During this period, known as the Queen Anne period and into the very early Georgian period, walnut was considered a highly prized and valuable wood for creating fine and beautiful furniture. Some slightly lower quality drawers, however, may have been lined with pine rather than oak. These drawers are not quite as high quality as those lined with oak, but can still be authentic Queen Anne era pieces.
If you notice a pear drop handle on an antique chest of drawers, it is very likely that you will be looking at an authentic piece from the Queen Anne era. However, if the handles are post-1750, they are far more likely to be a swan neck design.
Because this era was one of decadence and opulence, the hunger for creating furniture from walnut extended to the chest of drawers, and this desire to collect walnut antique furniture continues today due to its superior quality and great beauty.
A chest of drawers from this period (sometimes known as Rococo furniture), is sometimes adorned with floral and trellis designs, truly reflecting the fashions of the day.
If you are an eagle-eyed antique enthusiast, you will know that customs altered as the Queen Anne period passed. If you find an antique chest of drawers made from mahogany, it is most likely from this time period.
From the mid-18th century, the design of the chest of drawers also fluctuated. Serpentine shaped chest of drawers became more widely desired, though the bow-fronted design remained popular.

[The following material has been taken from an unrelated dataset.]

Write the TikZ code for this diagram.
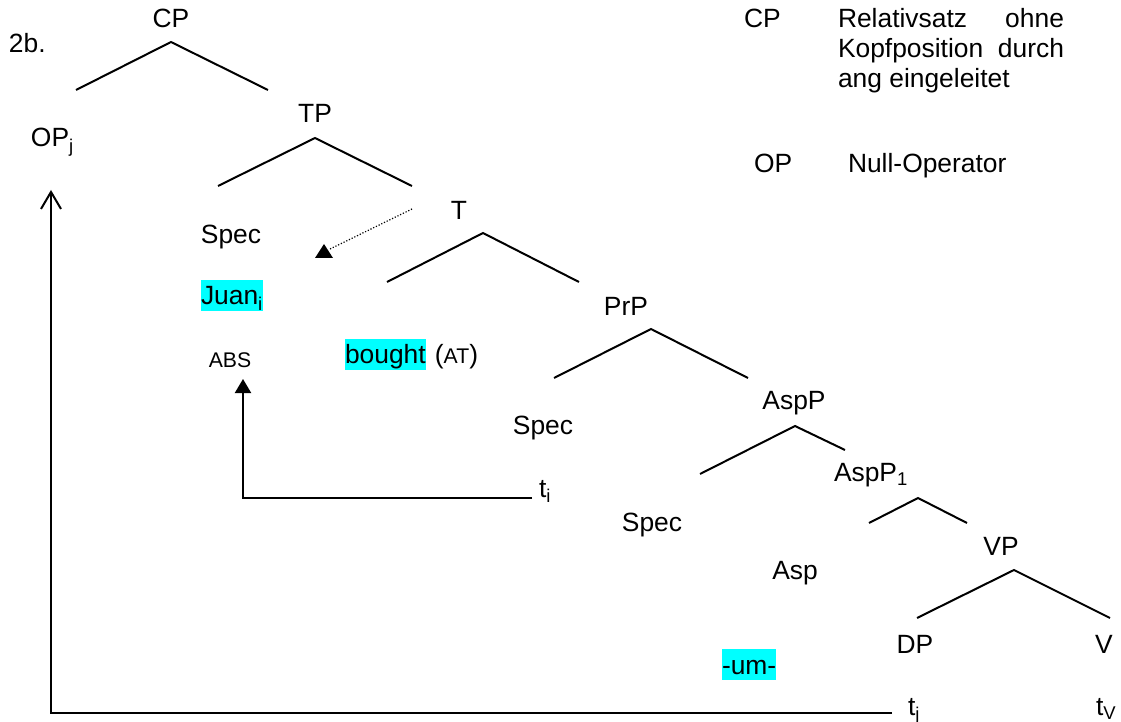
\documentclass[tikz,border=0pt]{standalone}
\usepackage{fontspec}
\setmainfont{Liberation Sans}
\usetikzlibrary{arrows.meta}

\definecolor{hlcyan}{RGB}{0,255,255}

\tikzset{
	lbl/.style = {inner sep=0pt, anchor=base, font=\fontsize{13.2}{15}\selectfont},
	lblw/.style = {lbl, anchor=base west},
	sm/.style = {lbl, font=\fontsize{10.6}{12}\selectfont},
	hl/.style = {lblw, fill=hlcyan, text height=12.3pt, text depth=3.2pt},
}

\begin{document}
\begin{tikzpicture}[x=0.5pt, y=-0.5pt, line width = 1.0pt]
			
			\useasboundingbox (0,0) rectangle (1121,722);
			
			% tree
			\node[lblw] (nr) at (8,53) {2b.};
			\node[lbl] (cp) at (171,28) {CP};
			\draw (76,90) -- (171,42) -- (268,90);
			\node[lblw] (opj) at (30,147) {OP\textsubscript{j}};
			\node[lbl] (tp) at (315,123) {TP};
			\draw (218,186) -- (315,138) -- (412,186);
			\node[lbl] (spec1) at (231,243) {Spec};
			\node[lbl] (t) at (459,220) {T};
			\draw (387,282) -- (483,233) -- (579,282);
			\node[hl] (juan) at (200,305) {Juan\textsubscript{i}};
			\node[sm] (abs) at (230,367) {ABS};
			\node[hl] (bought) at (344,364) {bought};
			\node[lblw] (at) at ([xshift=3.6pt]bought.base east) {({\fontsize{10.6}{12}\selectfont AT})};
			\node[lbl] (prp) at (626,315) {PrP};
			\draw (554,378) -- (651,329) -- (748,378);
			\node[lbl] (spec2) at (543,434) {Spec};
			\node[lbl] (aspp) at (794,409) {AspP};
			\draw (700,474) -- (795,426) -- (845,450);
			\node[lblw] (ti) at (538,497) {t\textsubscript{i}};
			\node[lblw] (aspp1) at (833,481) {AspP\textsubscript{1}};
			\draw (869,523) -- (918,498) -- (967,523);
			\node[lbl] (spec3) at (652,531) {Spec};
			\node[lbl] (vp) at (1001,555) {VP};
			\draw (917,618) -- (1014,570) -- (1110,618);
			\node[lbl] (asp) at (795,579) {Asp};
			\node[lbl] (dp) at (915,653) {DP};
			\node[lbl] (v) at (1104,653) {V};
			\node[hl] (um) at (721,674) {-um-};
			\node[lblw] (tj) at (907,715) {t\textsubscript{j}};
			\node[lblw] (tv) at (1095,715) {t\textsubscript{V}};
			
			% movement
			\coordinate (jend) at (892,713);
			\coordinate (optip) at (51,190);
			\draw[-{Straight Barb[length=8.5pt, width=10pt]}] (jend) -| (optip);
			\coordinate (iend) at (532,498);
			\coordinate (abstip) at (243,379);
			\draw[-{Triangle[length=7pt, width=8pt]}] (iend) -| (abstip);
			\coordinate (tstart) at (412,209);
			\coordinate (spectip) at (330,249);
			\draw[line width=0.6pt, dash pattern=on 0.6pt off 0.9pt] (tstart) -- (spectip);
			\fill (315,258) -- (324,244) -- (333,258) -- cycle;
			
			% legend
			\node[lblw] (cpkey) at (743,28) {CP};
			\node[lblw] (rel1) at (837,28) {\makebox[113pt][s]{Relativsatz ohne}};
			\node[lblw] (rel2) at (837,58) {\makebox[113pt][s]{Kopfposition durch}};
			\node[lblw] (rel3) at (837,88) {ang eingeleitet};
			\node[lblw] (opkey) at (753,173) {OP};
			\node[lblw] (null) at (847,173) {Null-Operator};
			
	\end{tikzpicture}
\end{document}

Another thing that changed was the smaller details. Bun feet became popular in Georgian era furniture (though these have often been replaced by bracket feet in antique chest of drawers you may find). Further details that were focused on were the handles, which were made from ornate brass, tasteful yet striking.

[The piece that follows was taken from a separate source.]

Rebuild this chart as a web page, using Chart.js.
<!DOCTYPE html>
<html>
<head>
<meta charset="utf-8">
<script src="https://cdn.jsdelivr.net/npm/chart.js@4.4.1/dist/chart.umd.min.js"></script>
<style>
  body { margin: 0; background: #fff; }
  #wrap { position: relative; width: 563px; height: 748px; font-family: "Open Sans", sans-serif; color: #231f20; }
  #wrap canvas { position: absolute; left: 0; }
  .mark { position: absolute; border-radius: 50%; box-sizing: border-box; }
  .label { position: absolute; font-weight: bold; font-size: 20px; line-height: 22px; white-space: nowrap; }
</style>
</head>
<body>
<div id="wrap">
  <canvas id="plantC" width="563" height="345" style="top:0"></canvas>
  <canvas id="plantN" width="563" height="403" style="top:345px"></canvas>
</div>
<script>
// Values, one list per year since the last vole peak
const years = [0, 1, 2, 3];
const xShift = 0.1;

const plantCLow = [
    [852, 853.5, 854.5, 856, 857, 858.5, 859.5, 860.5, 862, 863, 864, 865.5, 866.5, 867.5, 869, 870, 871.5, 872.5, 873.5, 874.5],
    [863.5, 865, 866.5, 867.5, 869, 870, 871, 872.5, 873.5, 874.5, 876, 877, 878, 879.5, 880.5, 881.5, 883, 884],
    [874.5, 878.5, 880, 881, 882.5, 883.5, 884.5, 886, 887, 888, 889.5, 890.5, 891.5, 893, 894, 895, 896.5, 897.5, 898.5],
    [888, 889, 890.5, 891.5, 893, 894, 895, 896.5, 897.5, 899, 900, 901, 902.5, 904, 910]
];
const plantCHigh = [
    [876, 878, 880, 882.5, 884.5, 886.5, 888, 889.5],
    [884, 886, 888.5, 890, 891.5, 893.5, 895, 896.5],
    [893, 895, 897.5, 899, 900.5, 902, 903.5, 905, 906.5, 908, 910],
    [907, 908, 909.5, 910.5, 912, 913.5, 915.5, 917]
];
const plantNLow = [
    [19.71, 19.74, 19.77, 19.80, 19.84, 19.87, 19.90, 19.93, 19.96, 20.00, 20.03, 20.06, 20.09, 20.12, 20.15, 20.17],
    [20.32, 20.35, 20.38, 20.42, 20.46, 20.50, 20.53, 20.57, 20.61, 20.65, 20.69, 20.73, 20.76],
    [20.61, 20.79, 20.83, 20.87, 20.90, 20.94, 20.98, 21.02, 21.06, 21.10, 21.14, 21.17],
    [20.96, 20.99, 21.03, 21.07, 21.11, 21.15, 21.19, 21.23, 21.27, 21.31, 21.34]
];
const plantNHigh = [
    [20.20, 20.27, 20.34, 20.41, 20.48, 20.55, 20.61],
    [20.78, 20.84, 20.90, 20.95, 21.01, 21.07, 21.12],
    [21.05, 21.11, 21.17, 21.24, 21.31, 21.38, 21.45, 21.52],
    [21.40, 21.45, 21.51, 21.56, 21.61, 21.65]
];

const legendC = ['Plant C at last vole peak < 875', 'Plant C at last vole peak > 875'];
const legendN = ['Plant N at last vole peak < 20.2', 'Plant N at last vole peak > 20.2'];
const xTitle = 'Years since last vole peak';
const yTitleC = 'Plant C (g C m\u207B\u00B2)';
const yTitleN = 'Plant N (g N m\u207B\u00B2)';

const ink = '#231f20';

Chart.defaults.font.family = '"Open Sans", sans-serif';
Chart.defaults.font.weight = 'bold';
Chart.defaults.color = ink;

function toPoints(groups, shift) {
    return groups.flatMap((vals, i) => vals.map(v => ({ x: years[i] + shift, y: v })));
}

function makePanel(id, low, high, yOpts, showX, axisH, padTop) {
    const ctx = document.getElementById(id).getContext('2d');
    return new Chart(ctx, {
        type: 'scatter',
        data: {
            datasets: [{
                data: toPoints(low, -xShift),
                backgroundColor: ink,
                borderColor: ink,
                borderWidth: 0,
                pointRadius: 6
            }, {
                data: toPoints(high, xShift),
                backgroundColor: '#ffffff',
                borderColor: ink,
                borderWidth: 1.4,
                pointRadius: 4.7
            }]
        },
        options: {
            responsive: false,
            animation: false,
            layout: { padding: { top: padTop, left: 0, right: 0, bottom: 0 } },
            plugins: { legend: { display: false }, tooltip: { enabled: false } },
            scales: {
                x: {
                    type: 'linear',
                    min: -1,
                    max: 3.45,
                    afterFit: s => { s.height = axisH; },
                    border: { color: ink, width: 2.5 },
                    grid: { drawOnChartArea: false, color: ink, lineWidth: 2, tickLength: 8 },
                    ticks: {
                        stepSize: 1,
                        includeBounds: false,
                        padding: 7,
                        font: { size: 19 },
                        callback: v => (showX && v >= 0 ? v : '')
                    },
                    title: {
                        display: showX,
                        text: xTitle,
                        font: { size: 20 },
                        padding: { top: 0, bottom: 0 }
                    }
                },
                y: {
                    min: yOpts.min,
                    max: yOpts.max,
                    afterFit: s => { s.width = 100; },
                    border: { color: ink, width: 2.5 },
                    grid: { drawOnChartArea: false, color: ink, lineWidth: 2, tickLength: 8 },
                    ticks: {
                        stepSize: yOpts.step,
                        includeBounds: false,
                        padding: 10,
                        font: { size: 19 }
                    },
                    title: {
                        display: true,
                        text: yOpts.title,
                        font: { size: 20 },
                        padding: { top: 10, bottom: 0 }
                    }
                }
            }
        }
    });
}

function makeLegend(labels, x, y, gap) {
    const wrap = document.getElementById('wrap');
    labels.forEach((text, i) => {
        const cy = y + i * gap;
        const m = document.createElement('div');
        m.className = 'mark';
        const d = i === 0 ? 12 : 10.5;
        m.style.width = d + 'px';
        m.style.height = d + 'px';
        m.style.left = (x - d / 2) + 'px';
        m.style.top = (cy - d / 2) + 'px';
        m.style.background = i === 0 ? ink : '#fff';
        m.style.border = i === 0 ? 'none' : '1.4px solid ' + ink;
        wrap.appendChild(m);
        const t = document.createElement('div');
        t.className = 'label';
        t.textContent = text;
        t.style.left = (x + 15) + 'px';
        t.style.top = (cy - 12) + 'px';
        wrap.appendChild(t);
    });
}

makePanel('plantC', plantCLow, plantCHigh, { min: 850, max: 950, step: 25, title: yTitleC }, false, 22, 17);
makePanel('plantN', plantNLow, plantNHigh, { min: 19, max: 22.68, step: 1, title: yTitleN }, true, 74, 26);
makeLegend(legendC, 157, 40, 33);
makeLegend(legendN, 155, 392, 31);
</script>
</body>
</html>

The Georgian sense of style varied greatly from the Queen Anne period – this era is known for its cleaner, simpler, neoclassical designs. Quality was valued highly, with the levels of craftsmanship growing.
This is also the time when the popular (and still widely regarded) Chippendale designs were rising to prominence. Thomas Chippendale was an innovator, creating beautiful, functional and high-quality furniture.

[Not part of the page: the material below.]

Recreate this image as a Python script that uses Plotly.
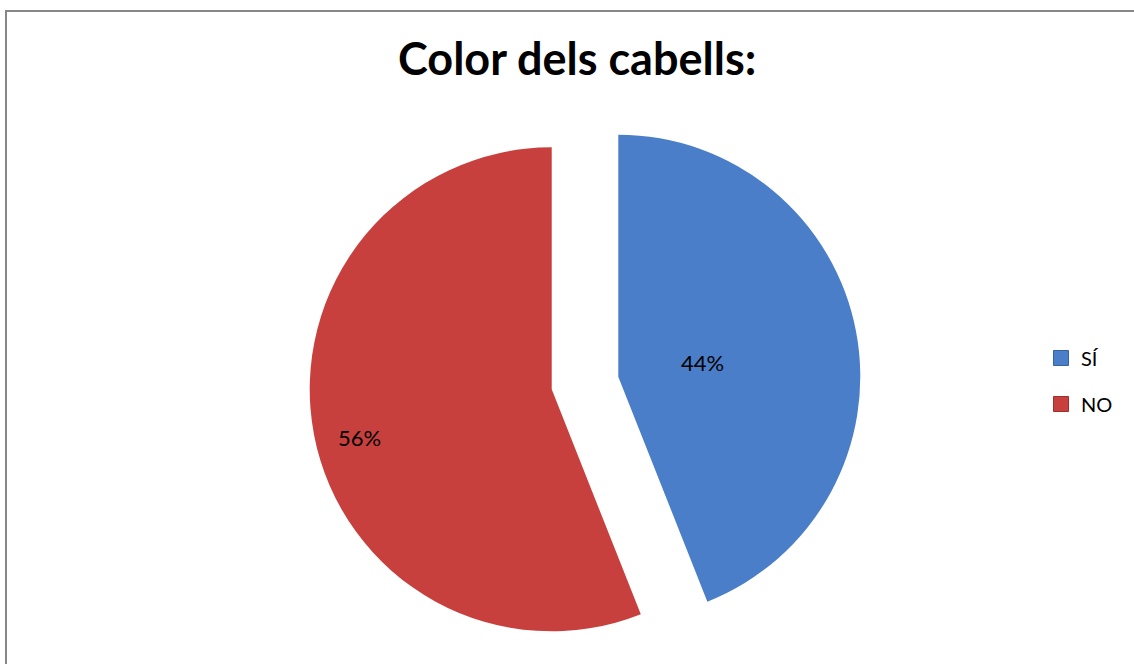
import plotly.graph_objects as go

# Hair colour survey: yes / no shares
categories = ["SÍ", "NO"]
values = [44, 56]
slice_colors = ["#4A7EC8", "#C8403E"]
edge_colors = ["#36639F", "#9E2F2D"]
title_text = "Color dels cabells:"

W, H = 1134, 664
FONT = "Lato, Carlito, Calibri, sans-serif"

total = sum(values)
pct_labels = [f"{round(100 * v / total)}%" for v in values]

fig = go.Figure()

# Exploded pie, first slice starting at 12 o'clock, going clockwise
cx, cy, r, pull = 585, 383, 242, 0.14
half = r * (1 + pull)
fig.add_trace(go.Pie(
    labels=categories,
    values=values,
    sort=False,
    direction="clockwise",
    rotation=0,
    pull=[pull, pull],
    marker=dict(colors=slice_colors, line=dict(width=0)),
    textinfo="none",
    hoverinfo="label+percent",
    showlegend=False,
    domain=dict(x=[(cx - half) / W, (cx + half) / W],
                y=[1 - (cy + half) / H, 1 - (cy - half) / H]),
))

# Legend entries with square swatches
for i, (name, col, edge) in enumerate(zip(categories, slice_colors, edge_colors)):
    fig.add_trace(go.Scatter(
        x=[None], y=[None], mode="markers", name=name,
        legendgroup=f"g{i}",
        marker=dict(symbol="square", size=15, color=col, line=dict(color=edge, width=1)),
        hoverinfo="skip",
    ))

# Percentage labels on the slices
label_pos = [(702, 362), (359, 437)]
annotations = [
    dict(text=txt, x=px / W, y=1 - py / H, xref="paper", yref="paper",
         showarrow=False, xanchor="center", yanchor="middle",
         font=dict(family=FONT, size=22, color="#000000"))
    for txt, (px, py) in zip(pct_labels, label_pos)
]
annotations.append(dict(
    text=f"<b>{title_text}</b>", x=577 / W, y=1 - 58 / H, xref="paper", yref="paper",
    showarrow=False, xanchor="center", yanchor="middle",
    font=dict(family=FONT, size=45, color="#000000"),
))

fig.update_layout(
    width=W, height=H,
    margin=dict(l=0, r=0, t=0, b=0),
    paper_bgcolor="#FFFFFF",
    plot_bgcolor="#FFFFFF",
    xaxis=dict(visible=False),
    yaxis=dict(visible=False),
    annotations=annotations,
    legend=dict(
        x=1041 / W, y=1 - 381 / H, xanchor="left", yanchor="middle",
        font=dict(family=FONT, size=20, color="#000000"),
        tracegroupgap=17, itemwidth=30,
        bgcolor="rgba(0,0,0,0)",
    ),
    shapes=[dict(
        type="rect", xref="paper", yref="paper",
        x0=6 / W, x1=1.05, y0=-0.05, y1=1 - 11 / H,
        line=dict(color="#878787", width=2), fillcolor="rgba(0,0,0,0)",
        layer="below",
    )],
)

fig.write_html("out.html")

Along with other masters of the trade such as Thomas Sheraton and George Hepplewhite, the furniture created by these craftsmen defined the aesthetic of the period so strongly that the designs are almost inextricable from our collective mental picture of the time, including the functional, highly striking chests of drawers that became the focal points for many a dressing room.
The chest of drawers which rose to popularity and prominence during the late 17th and the 18th century solidified key design elements that remain recognisable today in both antique pieces and modern adaptations.
However, it would be remiss to not mention how the chest of drawers continued to be a much-beloved piece of furniture well into the 19th century and into the present day. Around this time, into the Victorian era, mahogany continued to be a popular choice for high quality, long-lasting furniture items, as well as always reliable walnut.
The designs once again became more lavish, with floral accents often carved into the wood of the chest of drawers, creating unique and beautiful pieces that remain popular with those who adore the detailed elegance of Victoriana.
Yet the accessibility of more exotic wood was increasing, and the chest of drawers design was being adapted by craftsmen all over the world. For example, you may find an Italian parquetry bureau, which owes much to the original designs of the chest of drawers that gained such an immovable place in our homes.
With this brief overview of the history of the antique chest of drawers, we hope that you have gained some ideas about the best style of drawers for your home, whether you wish to keep them in your bedroom or make them a statement piece somewhere more prominent.
As a statement piece, a small antique chest of drawers or a large antique chest of drawers will look incredible in your house. Whatever your favourite historical period, there is a beautiful antique waiting for you to place it in your home, like so many before you.